Thanks for catching the typo. It is now fixed. I was debating if I wanted to use options. But then I started thinking a way to shield the application programmer, which I categorize them as UI code base from the encrption implemention detail, that's why the parameters are strings instead of actual modules. On the other hand, I am not a fan of using generic object as options, which the underlying code will need to do a lot of value checking. That being said, my intention is to make libraries plugable, but not making the API generic in a way that paramters, if coded in a strongly type language, of type objects. Anyhow, I hope I am express my consideration clearly. Please let me know if you have more thoughts on this.

  1. The separation is intentional. create_key() is aganostic not only to libraries from PyCryptodome. It is possible, assuming there is no name conflict, or further modularize the code, that it can call corresponding method that will have library specify calls encapsulated only in the create_keywith*() function. Say, if I would ever replace PyCrytodome with another library, create_key_with_pbkdf() is the only place I need to modifiy.

Thanks for the time reviewing my code! It's helpful to encourage me to revisit the design.
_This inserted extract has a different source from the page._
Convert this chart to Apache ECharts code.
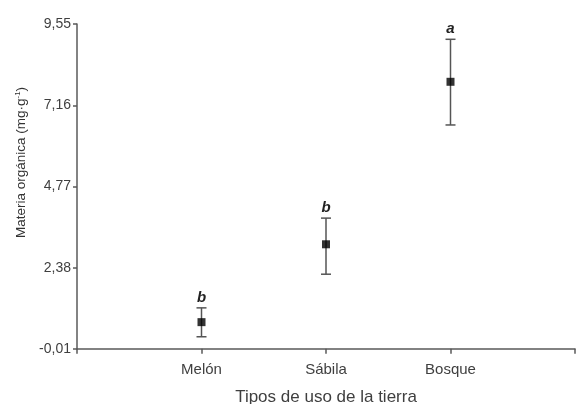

boscokclau commented 3 years ago

@chheangdx I have committed new code pertained to creating encryotion key and hmac key. Both of which use create_key().

chheangdx commented 3 years ago

Update: Apr 16

  1. Not sure why you have a separate file called config.py if it's not that big.
  2. cryptoutil.py: Doesn't matter here because in most situation you do not run into an error. You should order your methods so that the methods (ex: __get_operation_parameters) called by other methods are written first. https://stackoverflow.com/questions/44423786/does-the-order-of-functions-in-a-python-script-matter
  3. cryptoutil.py: Looks like the level of commenting for each method is inconsistent. encrypt and decrypt have large comment blocks, part of decrypt uses single line comments, and the utilities have no comments

This is all I have for you today. I skimmed through the other files and didn't see anything that caught my eye.

boscokclau commented 3 years ago
  1. It had more. I moved most of them to filecrypto.ini. Probably a TODO: to move the remaining there.
  2. The post is discussing the ordering in a different context. Order matters when it is between a function definition and a calling code. In that case, the definition must come before the calling code. The code in cryptutil.py is different. Function symbols are all read upfront when the module was first reference. At the time the calling code invokes the function, the proper symbols can be referenced. This allows code to have function order by convention that public functions will define before private functions.
  3. Comments added. Thanks for keeping me honest.